La seule source sur laquelle s’appuie l’Islam et sur laquelle il est fondé, dans la mesure où il est d’origine divine, est le Coran. C’est le Coran qui est le Message définitif et universel et la preuve toujours vivante de la prophétie de Mohammad. Naturellement, le fait que le Coran soit à lui seul la source de la pensée religieuse musulmane n’exclut pas les autres sources d’une vraie pensée.
Le Coran, dans ses enseignements, évoque trois voies conduisant à la compréhension des buts de la Religion :
a) La voie de l’aspect formel
b) La voie du raisonnement rationnel
c) La voie de l’expérience spirituelle
On constate que le Coran, dans son aspect formel, s’adresse à tous, parfois sans fournir de démonstration, ni preuve. Se basant sur l’unique souveraineté de Allah, il ordonne aux humains d’accepter les principes de la foi tels que l’Unicité et la Prophétie. Il leur adresse des ordres pratiques tels que la prière et la paix et, parallèlement, leur interdit de commettre certaines actions telles que l’ingratitude et la corruption. Si le Coran n’avait pas été investi d’autorité concernant ses commandements, jamais il n’aurait attendu de l’humain qu’il les accepte et leur obéisse. On comprend par cela que les pratiques répétées préconisées par le Coran sont une voie pour pénétrer sa science et comprendre les fins ultimes de la Religion.

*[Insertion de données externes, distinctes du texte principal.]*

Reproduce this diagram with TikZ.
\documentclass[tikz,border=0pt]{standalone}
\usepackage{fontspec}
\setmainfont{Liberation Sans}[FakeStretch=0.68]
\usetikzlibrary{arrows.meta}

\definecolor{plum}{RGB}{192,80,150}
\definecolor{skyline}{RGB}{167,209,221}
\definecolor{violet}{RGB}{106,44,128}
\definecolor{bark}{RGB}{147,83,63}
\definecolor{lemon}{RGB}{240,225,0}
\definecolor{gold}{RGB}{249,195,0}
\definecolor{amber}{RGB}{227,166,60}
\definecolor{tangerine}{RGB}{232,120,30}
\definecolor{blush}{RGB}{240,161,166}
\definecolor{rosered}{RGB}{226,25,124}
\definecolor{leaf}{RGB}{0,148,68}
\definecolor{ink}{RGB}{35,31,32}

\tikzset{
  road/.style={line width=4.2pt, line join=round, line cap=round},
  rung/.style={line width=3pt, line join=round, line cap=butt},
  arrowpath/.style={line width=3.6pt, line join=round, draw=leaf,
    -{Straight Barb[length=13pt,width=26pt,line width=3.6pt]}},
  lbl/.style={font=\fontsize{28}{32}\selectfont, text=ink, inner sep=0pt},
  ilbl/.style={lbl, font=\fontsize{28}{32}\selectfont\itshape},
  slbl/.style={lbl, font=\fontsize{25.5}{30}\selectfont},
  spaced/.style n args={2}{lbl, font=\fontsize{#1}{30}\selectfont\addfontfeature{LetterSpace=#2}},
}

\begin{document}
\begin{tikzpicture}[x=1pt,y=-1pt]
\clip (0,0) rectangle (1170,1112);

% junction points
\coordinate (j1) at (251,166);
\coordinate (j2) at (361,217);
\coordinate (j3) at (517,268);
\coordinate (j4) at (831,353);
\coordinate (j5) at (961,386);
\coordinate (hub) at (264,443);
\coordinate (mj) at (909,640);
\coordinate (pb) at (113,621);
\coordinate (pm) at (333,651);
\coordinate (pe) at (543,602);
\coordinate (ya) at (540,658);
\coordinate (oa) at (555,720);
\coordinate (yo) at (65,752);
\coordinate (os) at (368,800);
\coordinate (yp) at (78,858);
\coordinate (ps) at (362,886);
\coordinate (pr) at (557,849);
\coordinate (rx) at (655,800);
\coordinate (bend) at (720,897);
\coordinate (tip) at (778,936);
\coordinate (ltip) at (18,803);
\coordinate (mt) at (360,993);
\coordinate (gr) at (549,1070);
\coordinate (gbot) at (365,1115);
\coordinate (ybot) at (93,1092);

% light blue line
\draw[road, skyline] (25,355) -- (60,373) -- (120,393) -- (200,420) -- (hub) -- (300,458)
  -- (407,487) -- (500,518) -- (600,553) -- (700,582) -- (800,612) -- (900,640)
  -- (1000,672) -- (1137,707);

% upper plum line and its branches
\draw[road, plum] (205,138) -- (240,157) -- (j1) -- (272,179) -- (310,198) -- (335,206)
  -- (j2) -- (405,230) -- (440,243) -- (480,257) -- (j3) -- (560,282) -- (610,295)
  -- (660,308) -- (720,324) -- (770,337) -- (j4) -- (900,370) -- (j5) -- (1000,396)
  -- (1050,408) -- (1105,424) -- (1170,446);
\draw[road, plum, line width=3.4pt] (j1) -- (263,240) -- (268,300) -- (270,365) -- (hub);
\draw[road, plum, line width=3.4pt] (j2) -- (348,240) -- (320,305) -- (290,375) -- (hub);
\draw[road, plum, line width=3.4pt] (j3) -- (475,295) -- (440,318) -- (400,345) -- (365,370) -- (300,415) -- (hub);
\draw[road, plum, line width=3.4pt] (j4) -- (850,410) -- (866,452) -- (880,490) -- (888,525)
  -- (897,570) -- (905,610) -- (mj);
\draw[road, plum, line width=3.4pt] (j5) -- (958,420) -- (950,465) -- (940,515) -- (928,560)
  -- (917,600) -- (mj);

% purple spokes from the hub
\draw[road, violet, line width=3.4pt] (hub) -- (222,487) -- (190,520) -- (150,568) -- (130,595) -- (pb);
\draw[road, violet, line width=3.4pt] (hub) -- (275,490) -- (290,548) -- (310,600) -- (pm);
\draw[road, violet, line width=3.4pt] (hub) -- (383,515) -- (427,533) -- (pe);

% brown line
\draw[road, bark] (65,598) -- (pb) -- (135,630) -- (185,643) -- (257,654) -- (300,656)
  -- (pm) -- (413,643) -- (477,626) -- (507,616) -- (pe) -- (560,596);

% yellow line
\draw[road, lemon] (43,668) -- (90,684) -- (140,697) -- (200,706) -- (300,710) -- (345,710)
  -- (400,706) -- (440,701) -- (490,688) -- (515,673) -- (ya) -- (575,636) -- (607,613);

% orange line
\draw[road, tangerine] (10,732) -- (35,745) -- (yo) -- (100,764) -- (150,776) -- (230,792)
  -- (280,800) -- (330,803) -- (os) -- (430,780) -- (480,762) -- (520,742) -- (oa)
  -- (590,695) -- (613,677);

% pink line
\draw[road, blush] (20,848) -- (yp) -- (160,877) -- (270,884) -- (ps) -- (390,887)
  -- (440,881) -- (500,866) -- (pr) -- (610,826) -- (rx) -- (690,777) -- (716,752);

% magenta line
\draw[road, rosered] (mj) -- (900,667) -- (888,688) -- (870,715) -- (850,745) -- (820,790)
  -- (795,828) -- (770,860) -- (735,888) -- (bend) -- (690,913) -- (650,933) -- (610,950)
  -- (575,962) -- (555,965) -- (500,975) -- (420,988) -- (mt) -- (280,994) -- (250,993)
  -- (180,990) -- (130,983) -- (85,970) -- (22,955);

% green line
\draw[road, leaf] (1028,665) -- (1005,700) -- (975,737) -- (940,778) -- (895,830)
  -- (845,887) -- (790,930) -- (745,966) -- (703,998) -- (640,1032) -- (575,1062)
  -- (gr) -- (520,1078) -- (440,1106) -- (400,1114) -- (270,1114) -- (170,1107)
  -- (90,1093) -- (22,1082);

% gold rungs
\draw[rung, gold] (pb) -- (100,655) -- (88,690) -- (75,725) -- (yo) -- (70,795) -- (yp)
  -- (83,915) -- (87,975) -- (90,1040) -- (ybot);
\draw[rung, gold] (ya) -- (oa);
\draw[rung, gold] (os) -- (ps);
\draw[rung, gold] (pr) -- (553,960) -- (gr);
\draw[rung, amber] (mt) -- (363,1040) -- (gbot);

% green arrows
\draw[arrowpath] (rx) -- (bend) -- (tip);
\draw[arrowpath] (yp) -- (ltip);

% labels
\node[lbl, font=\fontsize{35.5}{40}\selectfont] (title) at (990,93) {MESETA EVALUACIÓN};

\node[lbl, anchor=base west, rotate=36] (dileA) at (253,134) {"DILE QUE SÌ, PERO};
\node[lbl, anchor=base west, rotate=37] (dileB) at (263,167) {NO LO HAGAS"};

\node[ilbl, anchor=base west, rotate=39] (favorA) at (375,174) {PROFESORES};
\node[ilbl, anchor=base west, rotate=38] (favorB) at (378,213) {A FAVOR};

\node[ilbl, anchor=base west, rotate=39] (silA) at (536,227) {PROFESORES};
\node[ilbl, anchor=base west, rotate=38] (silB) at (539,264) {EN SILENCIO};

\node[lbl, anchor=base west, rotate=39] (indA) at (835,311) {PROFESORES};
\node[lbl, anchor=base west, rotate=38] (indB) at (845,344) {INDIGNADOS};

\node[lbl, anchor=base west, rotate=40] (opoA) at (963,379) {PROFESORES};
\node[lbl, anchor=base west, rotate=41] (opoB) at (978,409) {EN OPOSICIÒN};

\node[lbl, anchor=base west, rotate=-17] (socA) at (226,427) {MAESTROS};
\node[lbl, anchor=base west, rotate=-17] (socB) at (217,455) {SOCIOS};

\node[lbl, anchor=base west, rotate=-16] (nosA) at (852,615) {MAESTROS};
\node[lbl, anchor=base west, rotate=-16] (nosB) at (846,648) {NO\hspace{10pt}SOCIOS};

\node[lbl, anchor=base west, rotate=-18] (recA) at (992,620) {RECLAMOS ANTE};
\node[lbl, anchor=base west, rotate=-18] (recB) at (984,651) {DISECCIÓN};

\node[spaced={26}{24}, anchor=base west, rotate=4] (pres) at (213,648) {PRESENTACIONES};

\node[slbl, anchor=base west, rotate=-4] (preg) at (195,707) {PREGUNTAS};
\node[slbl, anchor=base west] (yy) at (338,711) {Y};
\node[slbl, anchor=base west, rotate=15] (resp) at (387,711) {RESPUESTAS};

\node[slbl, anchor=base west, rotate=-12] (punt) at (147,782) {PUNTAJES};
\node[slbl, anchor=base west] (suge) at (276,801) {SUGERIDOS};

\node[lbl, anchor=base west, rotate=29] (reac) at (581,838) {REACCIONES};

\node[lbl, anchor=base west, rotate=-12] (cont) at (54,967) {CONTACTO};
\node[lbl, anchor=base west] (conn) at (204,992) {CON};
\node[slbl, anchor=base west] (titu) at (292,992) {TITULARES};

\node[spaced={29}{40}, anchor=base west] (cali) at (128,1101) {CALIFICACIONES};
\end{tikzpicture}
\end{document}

Outre son rôle pédagogique dans l’aspect extérieur de la Religion, on voit que le Coran encourage l’humain à une approche rationnelle des choses. Il invite l’humain à méditer, à contempler et à discuter les signes de Allah dans le macrocosme et dans le microcosme. Il expose nombre de vérités qu’il soumet au libre raisonnement intellectuel. Le Coran témoigne de la validité de la preuve intellectuelle et de la démonstration rationnelle. Il n’impose pas à l’humain d’accepter la validité des enseignements islamiques avant de les avoir justifiées par des preuves intellectuelles. Au contraire, totalement confiant en la vérité de sa position, il proclame que l’humain doit d’abord appliquer son intelligence à découvrir la vérité des enseignements islamiques et seulement ensuite accepter cette vérité. Il doit chercher la confirmation du message islamique dans la création qui est par elle-même un témoin véridique. Ainsi, il ne croira que lorsqu’il possédera les preuves de la véracité et de la justesse de sa foi. L’humain trouvera finalement l’affirmation de sa foi dans les conclusions de la démonstration rationnelle. La validité et l’efficacité de la pensée rationnelle se trouvent par conséquent confirmées par le Coran.

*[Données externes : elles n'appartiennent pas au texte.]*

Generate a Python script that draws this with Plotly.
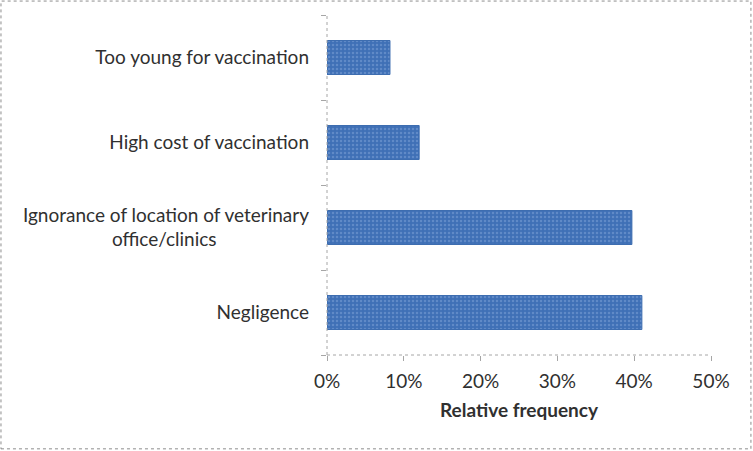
import plotly.graph_objects as go

# Reasons for not vaccinating (bottom to top as drawn)
reasons = [
    "Negligence",
    "Ignorance of location of veterinary<br>office/clinics" + "&nbsp;" * 19,
    "High cost of vaccination",
    "Too young for vaccination",
]
rel_freq = [0.41, 0.397, 0.12, 0.082]

FONT = "Lato, 'Open Sans', sans-serif"
AXIS_GRAY = "#a6a6a6"
FS = 19

fig = go.Figure()

fig.add_trace(go.Bar(
    x=rel_freq,
    y=reasons,
    orientation="h",
    width=0.4,
    marker=dict(
        color="#4a7bc0",
        line=dict(color="#3d6db0", width=1),
        pattern=dict(shape=".", fgcolor="#7fa4d8", bgcolor="#3f70b6", size=4, solidity=0.3),
    ),
    hoverinfo="x+y",
))

# dotted axis lines like the original
fig.add_shape(type="line", xref="paper", yref="paper", x0=0, x1=1, y0=0, y1=0,
              line=dict(color=AXIS_GRAY, width=1, dash="dot"))
fig.add_shape(type="line", xref="paper", yref="paper", x0=0, x1=0, y0=0, y1=1,
              line=dict(color=AXIS_GRAY, width=1, dash="dot"))

# dashed frame round the whole chart
fig.add_shape(type="rect", xref="paper", yref="paper",
              x0=-0.849, x1=1.104, y0=-0.276, y1=1.041,
              line=dict(color="#8c8c8c", width=1, dash="dot"))

fig.update_layout(
    width=753,
    height=451,
    margin=dict(l=327, r=42, t=15, b=96),
    paper_bgcolor="white",
    plot_bgcolor="white",
    showlegend=False,
    bargap=0.6,
    font=dict(family=FONT, size=FS, color="#303030"),
    xaxis=dict(
        range=[0, 0.5],
        dtick=0.1,
        tickformat=".0%",
        showgrid=False,
        zeroline=False,
        showline=False,
        ticks="outside",
        ticklen=5,
        tickcolor=AXIS_GRAY,
        tickfont=dict(size=FS),
        ticklabelstandoff=4,
        automargin=False,
        title=dict(text="<b>Relative frequency</b>", font=dict(size=FS), standoff=12),
    ),
    yaxis=dict(
        showgrid=False,
        zeroline=False,
        showline=False,
        ticks="outside",
        ticklen=5,
        tickcolor=AXIS_GRAY,
        tickson="boundaries",
        tickfont=dict(size=FS),
        ticklabelstandoff=17,
        automargin=False,
    ),
)

fig.write_html("out.html", config={"displayModeBar": False},
               post_script="document.body.style.margin='0';")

En plus de son rôle de guide dans les aspects extérieurs et rationnels de la Religion, le Coran explique en termes subtiles que toute science réelle provient de l’Unicité divine ainsi que de la connaissance exacte de Allah et de ses attributs. La connaissance de Allah appartient en perfection à ceux qu’Il a attiré de toutes parts et qu’Il a fait siens.
Ceux-là se sont oubliés eux-mêmes et ont perdu tout intérêt pour les activités mondaines et, en raison de la sincérité de leur obéissance à Allah, se sont rendus capables de concentrer toutes leur puissance et leur énergie sur le monde transcendant. Leurs yeux ont été illuminés par la vision de la lumière du Créateur. Avec l’aide du discernement, ils ont contemplé la réalité des choses dans le Royaume du ciel et de la terre, car par la sincérité de leur obéissance, ils ont atteint l’état de certitude. En conséquence de cette certitude, le royaume du ciel et de la terre et la vie immortelle du monde éternel leur a été révélé. On peut donc affirmer que l’unes des voies pour la compréhension des vérités réside dans la purification de l’âme charnelle et la sincérité de l’obéissance à Allah.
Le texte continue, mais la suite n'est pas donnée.